Reproduce, character for character, the lines below from the first through the one with "plt.rcParams['axes.unicode_minus'] = False". Leave pictures out.

Records with drawing code |
# # # # #

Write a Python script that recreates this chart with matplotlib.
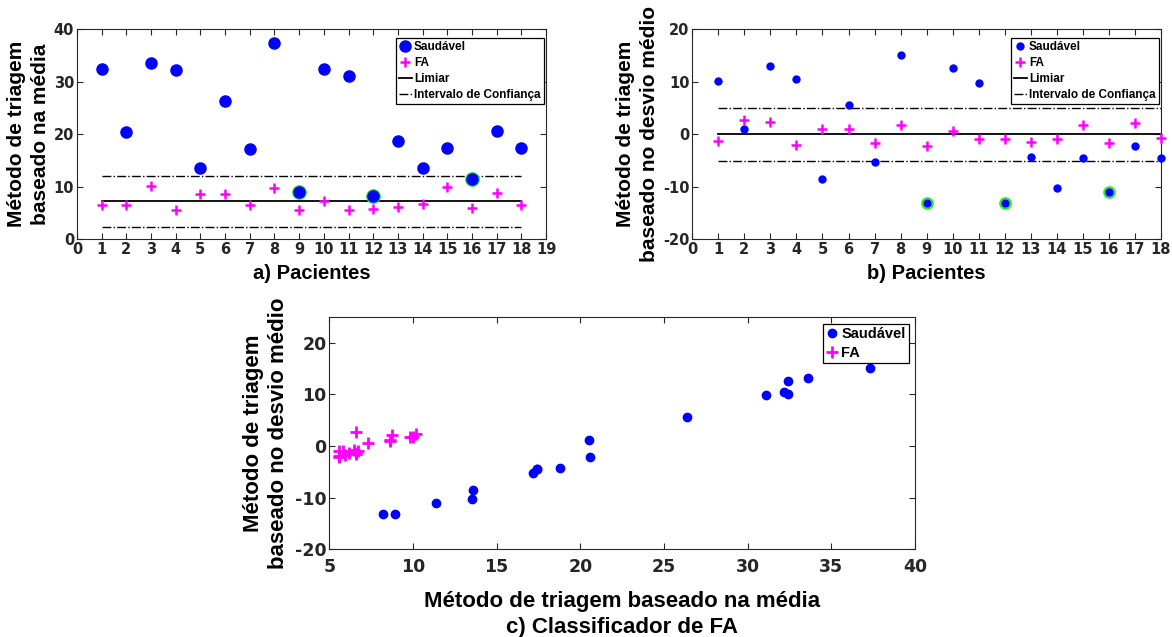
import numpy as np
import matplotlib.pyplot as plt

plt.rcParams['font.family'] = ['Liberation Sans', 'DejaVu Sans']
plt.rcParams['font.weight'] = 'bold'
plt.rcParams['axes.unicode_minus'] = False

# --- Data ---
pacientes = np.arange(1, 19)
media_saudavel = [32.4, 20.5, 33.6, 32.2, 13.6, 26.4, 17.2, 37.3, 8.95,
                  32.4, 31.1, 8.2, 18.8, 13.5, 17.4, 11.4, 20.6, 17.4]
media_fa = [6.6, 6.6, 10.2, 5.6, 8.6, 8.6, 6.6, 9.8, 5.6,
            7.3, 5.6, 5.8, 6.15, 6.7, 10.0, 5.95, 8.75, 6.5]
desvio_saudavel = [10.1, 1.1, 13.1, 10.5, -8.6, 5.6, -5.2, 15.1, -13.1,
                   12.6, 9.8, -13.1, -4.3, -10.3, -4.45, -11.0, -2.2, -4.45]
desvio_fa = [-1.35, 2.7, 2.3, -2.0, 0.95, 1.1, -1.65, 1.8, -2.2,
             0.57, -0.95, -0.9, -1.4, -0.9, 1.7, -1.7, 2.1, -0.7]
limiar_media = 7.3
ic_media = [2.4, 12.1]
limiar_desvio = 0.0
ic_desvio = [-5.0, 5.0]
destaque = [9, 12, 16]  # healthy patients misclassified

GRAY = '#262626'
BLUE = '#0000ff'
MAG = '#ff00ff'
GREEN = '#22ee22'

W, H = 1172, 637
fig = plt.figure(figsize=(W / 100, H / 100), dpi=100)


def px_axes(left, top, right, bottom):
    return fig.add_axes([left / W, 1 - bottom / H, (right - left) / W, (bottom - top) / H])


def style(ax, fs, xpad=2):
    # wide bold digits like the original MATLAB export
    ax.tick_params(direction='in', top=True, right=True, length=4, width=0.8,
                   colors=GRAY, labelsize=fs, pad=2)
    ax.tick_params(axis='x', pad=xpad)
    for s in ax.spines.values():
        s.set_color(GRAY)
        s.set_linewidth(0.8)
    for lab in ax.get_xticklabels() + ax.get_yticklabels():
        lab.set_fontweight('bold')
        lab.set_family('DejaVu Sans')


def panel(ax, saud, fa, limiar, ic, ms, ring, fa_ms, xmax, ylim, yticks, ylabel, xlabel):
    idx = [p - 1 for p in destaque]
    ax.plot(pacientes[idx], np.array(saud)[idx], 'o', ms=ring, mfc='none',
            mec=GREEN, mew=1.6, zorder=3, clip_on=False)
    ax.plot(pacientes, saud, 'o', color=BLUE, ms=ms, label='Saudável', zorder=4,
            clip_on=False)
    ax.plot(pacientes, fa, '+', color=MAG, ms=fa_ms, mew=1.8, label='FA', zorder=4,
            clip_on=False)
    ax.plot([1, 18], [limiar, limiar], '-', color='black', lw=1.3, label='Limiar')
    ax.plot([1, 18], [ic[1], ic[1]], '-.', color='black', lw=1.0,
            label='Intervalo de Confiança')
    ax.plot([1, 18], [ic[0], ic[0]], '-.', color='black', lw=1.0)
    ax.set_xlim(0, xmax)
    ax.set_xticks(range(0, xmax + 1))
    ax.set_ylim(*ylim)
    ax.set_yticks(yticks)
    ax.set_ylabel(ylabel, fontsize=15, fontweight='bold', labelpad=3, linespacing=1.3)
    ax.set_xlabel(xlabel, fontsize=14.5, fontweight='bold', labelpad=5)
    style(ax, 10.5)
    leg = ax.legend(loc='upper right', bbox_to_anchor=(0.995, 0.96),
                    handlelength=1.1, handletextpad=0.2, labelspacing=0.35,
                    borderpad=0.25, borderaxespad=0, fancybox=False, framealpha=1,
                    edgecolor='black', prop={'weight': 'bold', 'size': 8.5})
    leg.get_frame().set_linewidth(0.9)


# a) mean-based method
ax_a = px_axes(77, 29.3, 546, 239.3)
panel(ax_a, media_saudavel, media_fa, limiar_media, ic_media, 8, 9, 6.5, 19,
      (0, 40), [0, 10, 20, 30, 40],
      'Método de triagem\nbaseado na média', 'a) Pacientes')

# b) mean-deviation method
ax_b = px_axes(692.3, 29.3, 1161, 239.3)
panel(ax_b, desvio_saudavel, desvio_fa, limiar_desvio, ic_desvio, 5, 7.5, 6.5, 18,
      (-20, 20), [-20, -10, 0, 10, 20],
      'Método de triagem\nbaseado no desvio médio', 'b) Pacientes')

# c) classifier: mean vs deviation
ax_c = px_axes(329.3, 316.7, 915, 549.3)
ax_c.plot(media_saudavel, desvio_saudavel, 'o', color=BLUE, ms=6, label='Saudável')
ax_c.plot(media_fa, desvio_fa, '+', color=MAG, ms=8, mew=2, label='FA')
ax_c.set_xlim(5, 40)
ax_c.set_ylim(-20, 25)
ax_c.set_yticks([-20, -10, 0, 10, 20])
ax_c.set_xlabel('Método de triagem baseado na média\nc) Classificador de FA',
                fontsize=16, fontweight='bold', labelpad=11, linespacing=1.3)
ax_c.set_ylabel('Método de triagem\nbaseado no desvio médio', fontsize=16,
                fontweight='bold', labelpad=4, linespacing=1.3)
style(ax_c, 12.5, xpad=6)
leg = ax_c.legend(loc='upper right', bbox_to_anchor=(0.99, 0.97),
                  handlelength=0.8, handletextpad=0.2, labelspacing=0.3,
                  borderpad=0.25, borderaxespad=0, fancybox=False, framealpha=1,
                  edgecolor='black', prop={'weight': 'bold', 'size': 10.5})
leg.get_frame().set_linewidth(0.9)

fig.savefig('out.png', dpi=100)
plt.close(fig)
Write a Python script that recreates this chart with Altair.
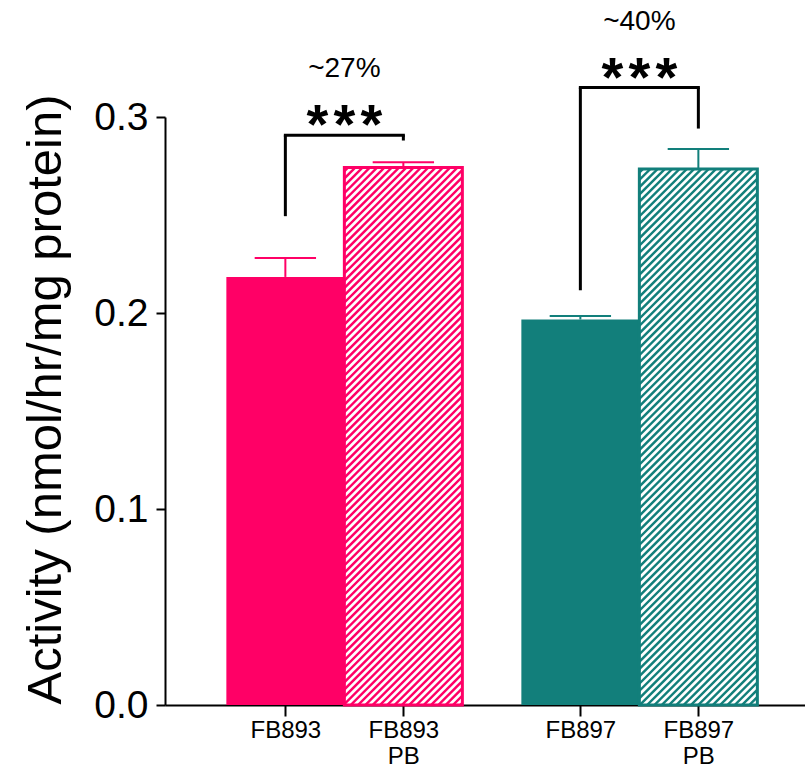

# # # # #

Answer to the task |
Write a Python script that recreates this chart with matplotlib.
import numpy as np
import matplotlib.pyplot as plt

plt.rcParams['font.family'] = ['Liberation Sans', 'DejaVu Sans']
plt.rcParams['font.weight'] = 'bold'
plt.rcParams['axes.unicode_minus'] = False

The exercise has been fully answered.